# EXERCISE REQUIREMENTS
Write out exactly the lines from the one with "Write the TikZ code for this diagram." through the last line. Pictures stay out.

#### MATERIALS PROVIDED

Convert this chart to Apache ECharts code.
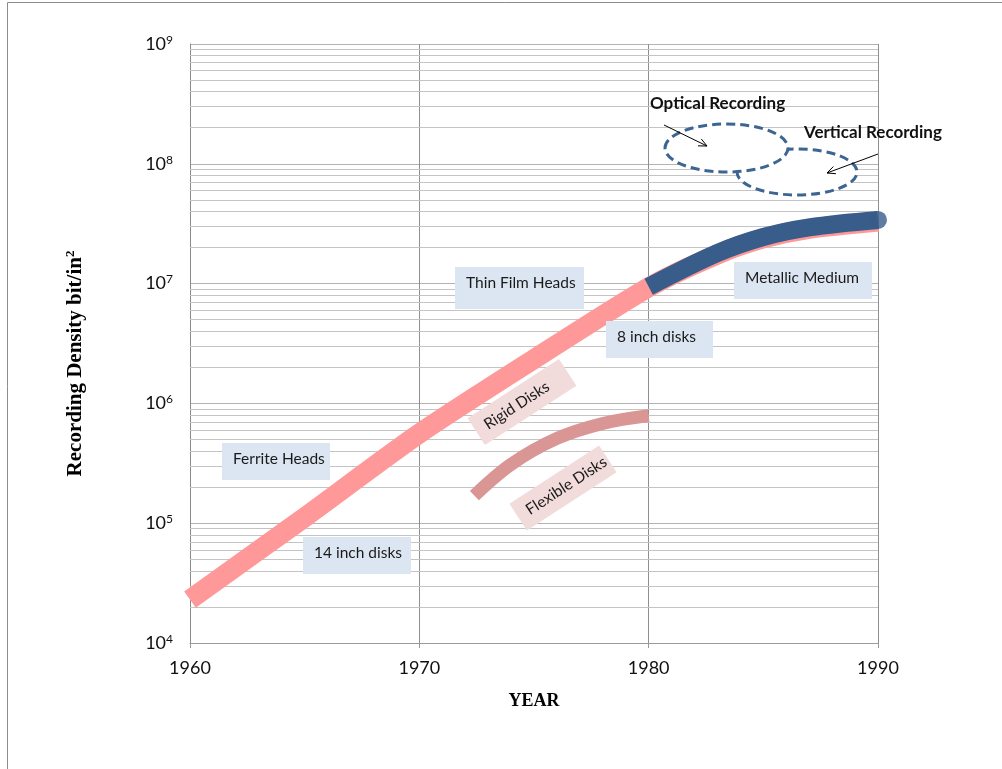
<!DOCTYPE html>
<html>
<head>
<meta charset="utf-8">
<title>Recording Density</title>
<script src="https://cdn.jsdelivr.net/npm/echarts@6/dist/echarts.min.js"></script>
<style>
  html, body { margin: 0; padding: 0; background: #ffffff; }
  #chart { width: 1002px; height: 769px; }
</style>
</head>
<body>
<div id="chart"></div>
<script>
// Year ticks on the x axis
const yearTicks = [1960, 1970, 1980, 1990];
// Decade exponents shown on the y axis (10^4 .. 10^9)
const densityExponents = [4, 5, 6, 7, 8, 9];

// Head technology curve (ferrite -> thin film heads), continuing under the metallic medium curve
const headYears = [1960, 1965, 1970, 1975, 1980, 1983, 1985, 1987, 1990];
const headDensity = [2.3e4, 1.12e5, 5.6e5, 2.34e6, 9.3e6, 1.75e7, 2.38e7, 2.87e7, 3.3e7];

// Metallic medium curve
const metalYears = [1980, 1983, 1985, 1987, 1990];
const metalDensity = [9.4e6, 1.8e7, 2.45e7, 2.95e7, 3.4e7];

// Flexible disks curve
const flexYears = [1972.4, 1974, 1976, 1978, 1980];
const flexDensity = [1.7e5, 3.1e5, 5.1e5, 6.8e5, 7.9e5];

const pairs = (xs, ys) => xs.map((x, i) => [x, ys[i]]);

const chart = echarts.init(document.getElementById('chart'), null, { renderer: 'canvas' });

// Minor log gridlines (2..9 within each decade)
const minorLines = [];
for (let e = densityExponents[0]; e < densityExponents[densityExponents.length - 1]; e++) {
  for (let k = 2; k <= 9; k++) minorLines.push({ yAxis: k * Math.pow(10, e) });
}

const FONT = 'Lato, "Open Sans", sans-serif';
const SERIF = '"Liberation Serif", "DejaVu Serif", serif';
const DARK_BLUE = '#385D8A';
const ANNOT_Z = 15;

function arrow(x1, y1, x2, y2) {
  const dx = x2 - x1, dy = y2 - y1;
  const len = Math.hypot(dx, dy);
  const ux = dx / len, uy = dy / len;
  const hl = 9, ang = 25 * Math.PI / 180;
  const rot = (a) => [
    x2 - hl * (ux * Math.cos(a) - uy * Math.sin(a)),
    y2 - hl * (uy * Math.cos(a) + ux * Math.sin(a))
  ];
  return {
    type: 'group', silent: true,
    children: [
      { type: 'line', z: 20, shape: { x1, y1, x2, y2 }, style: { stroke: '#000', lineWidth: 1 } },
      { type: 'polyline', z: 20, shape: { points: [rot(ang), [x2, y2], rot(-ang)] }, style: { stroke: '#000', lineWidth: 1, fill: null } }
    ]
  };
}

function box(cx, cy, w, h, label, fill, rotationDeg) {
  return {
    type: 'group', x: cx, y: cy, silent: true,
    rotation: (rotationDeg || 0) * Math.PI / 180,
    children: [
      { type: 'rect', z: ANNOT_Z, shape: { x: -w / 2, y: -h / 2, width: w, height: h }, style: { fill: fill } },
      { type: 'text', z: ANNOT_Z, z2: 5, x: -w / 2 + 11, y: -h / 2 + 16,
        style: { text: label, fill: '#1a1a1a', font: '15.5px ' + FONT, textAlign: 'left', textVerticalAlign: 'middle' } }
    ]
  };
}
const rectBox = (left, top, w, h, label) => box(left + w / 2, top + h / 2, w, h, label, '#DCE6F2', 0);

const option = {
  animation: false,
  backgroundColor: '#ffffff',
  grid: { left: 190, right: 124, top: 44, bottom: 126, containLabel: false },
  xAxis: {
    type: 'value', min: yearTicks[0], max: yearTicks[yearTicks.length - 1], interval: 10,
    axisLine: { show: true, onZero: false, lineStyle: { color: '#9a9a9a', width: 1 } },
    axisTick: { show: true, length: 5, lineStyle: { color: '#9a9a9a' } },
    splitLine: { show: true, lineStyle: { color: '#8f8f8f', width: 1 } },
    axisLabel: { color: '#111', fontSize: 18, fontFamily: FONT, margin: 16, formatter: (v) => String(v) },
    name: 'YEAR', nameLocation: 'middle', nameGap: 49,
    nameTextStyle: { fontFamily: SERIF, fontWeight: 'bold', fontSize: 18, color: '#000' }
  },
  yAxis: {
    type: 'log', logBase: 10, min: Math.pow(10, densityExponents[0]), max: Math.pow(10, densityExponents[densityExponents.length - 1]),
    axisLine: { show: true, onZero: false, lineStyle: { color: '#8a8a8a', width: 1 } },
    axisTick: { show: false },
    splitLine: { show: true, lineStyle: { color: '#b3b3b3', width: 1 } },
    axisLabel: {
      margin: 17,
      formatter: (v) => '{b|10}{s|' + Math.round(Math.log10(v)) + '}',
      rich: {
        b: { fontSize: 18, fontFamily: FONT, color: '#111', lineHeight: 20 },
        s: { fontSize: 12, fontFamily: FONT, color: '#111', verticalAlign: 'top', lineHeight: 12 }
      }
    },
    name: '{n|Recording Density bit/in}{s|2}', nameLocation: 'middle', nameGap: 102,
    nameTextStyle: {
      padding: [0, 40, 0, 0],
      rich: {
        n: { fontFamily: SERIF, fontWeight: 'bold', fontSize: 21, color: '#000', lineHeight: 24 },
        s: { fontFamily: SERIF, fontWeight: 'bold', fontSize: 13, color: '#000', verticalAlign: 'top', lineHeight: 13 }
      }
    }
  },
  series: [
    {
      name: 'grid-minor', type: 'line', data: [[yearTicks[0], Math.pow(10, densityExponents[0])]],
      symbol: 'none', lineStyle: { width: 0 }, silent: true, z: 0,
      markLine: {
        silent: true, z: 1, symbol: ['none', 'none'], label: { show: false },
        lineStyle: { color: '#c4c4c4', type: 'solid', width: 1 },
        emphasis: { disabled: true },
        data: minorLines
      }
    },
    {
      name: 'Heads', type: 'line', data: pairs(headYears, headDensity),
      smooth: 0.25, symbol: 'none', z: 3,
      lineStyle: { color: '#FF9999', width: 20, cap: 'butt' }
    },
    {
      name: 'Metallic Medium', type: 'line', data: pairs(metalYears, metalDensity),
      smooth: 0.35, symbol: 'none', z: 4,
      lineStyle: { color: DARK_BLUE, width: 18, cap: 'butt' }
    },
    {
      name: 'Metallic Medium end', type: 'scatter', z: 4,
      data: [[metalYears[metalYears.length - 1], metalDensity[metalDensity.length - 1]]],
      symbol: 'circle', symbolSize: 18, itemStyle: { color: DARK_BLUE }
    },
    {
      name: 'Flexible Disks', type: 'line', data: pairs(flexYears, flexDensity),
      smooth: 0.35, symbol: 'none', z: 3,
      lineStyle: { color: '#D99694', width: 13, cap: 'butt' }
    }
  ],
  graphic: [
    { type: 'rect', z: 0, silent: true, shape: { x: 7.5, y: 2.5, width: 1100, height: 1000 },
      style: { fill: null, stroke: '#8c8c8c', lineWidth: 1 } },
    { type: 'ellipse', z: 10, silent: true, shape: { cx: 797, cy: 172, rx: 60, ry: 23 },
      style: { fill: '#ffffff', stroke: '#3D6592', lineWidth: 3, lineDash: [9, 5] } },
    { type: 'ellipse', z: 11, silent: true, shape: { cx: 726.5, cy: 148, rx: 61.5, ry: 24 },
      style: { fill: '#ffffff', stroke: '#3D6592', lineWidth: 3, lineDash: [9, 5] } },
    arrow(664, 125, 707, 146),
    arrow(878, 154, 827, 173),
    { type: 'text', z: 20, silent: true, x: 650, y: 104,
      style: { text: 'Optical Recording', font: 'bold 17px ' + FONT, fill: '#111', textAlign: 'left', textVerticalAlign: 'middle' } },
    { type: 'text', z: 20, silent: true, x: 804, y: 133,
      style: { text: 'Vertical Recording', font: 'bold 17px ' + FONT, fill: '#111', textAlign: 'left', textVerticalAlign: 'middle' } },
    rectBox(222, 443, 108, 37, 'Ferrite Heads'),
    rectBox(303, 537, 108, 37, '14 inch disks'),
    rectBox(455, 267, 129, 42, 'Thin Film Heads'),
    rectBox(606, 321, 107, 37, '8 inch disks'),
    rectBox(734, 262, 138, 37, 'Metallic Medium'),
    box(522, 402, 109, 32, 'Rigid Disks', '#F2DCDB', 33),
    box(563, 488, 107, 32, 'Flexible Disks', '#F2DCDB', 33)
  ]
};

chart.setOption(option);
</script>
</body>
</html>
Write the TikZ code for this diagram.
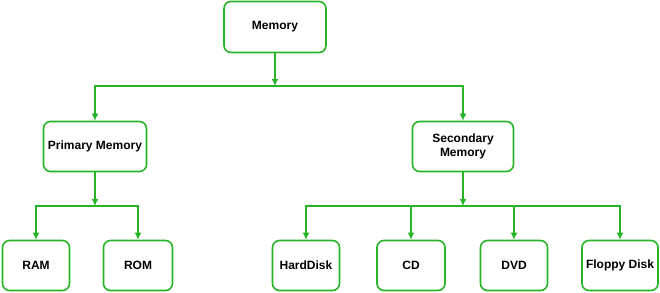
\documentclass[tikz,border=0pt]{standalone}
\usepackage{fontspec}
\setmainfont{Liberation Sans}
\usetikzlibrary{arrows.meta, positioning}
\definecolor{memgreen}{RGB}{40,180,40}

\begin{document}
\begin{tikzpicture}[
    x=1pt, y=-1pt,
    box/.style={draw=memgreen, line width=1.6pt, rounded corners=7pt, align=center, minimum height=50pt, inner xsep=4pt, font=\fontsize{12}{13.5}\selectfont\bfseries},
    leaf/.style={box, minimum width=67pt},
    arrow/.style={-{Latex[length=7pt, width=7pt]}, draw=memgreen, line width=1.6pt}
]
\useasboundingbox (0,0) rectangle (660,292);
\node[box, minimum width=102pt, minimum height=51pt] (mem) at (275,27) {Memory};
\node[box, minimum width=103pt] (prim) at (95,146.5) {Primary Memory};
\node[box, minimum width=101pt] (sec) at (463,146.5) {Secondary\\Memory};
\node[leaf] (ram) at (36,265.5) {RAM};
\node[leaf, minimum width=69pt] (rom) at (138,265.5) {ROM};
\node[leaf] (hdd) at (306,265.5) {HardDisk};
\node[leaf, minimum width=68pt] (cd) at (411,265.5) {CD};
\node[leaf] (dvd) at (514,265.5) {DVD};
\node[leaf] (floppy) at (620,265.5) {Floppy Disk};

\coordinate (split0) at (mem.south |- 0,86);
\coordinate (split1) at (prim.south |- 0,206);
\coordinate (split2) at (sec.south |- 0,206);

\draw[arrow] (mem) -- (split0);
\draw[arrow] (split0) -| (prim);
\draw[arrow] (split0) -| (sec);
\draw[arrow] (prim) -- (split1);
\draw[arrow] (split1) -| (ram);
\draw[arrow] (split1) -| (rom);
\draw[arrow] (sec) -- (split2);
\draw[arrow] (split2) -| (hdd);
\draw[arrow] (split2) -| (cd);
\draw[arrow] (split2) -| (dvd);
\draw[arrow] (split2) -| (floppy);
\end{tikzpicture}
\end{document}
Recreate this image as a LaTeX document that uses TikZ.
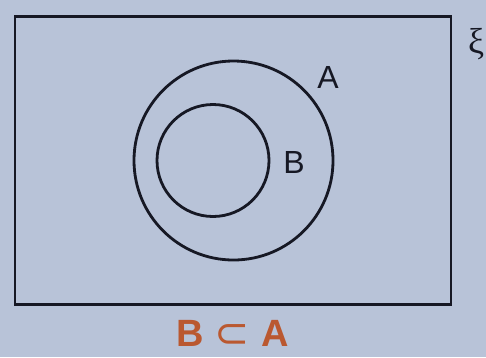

########

# SOLUTION TO THIS EXERCISE
Write the TikZ code for this diagram.
\documentclass[tikz,border=0pt]{standalone}
\usepackage{fontspec}
\setmainfont{Liberation Sans}
\usetikzlibrary{arrows.meta, positioning}
\definecolor{memgreen}{RGB}{40,180,40}

\begin{document}
\begin{tikzpicture}[
    x=1pt, y=-1pt,
    box/.style={draw=memgreen, line width=1.6pt, rounded corners=7pt, align=center, minimum height=50pt, inner xsep=4pt, font=\fontsize{12}{13.5}\selectfont\bfseries},
    leaf/.style={box, minimum width=67pt},
    arrow/.style={-{Latex[length=7pt, width=7pt]}, draw=memgreen, line width=1.6pt}
]
\useasboundingbox (0,0) rectangle (660,292);
\node[box, minimum width=102pt, minimum height=51pt] (mem) at (275,27) {Memory};
\node[box, minimum width=103pt] (prim) at (95,146.5) {Primary Memory};
\node[box, minimum width=101pt] (sec) at (463,146.5) {Secondary\\Memory};
\node[leaf] (ram) at (36,265.5) {RAM};
\node[leaf, minimum width=69pt] (rom) at (138,265.5) {ROM};
\node[leaf] (hdd) at (306,265.5) {HardDisk};
\node[leaf, minimum width=68pt] (cd) at (411,265.5) {CD};
\node[leaf] (dvd) at (514,265.5) {DVD};
\node[leaf] (floppy) at (620,265.5) {Floppy Disk};

\coordinate (split0) at (mem.south |- 0,86);
\coordinate (split1) at (prim.south |- 0,206);
\coordinate (split2) at (sec.south |- 0,206);

\draw[arrow] (mem) -- (split0);
\draw[arrow] (split0) -| (prim);
\draw[arrow] (split0) -| (sec);
\draw[arrow] (prim) -- (split1);
\draw[arrow] (split1) -| (ram);
\draw[arrow] (split1) -| (rom);
\draw[arrow] (sec) -- (split2);
\draw[arrow] (split2) -| (hdd);
\draw[arrow] (split2) -| (cd);
\draw[arrow] (split2) -| (dvd);
\draw[arrow] (split2) -| (floppy);
\end{tikzpicture}
\end{document}
Recreate this image as a LaTeX document that uses TikZ.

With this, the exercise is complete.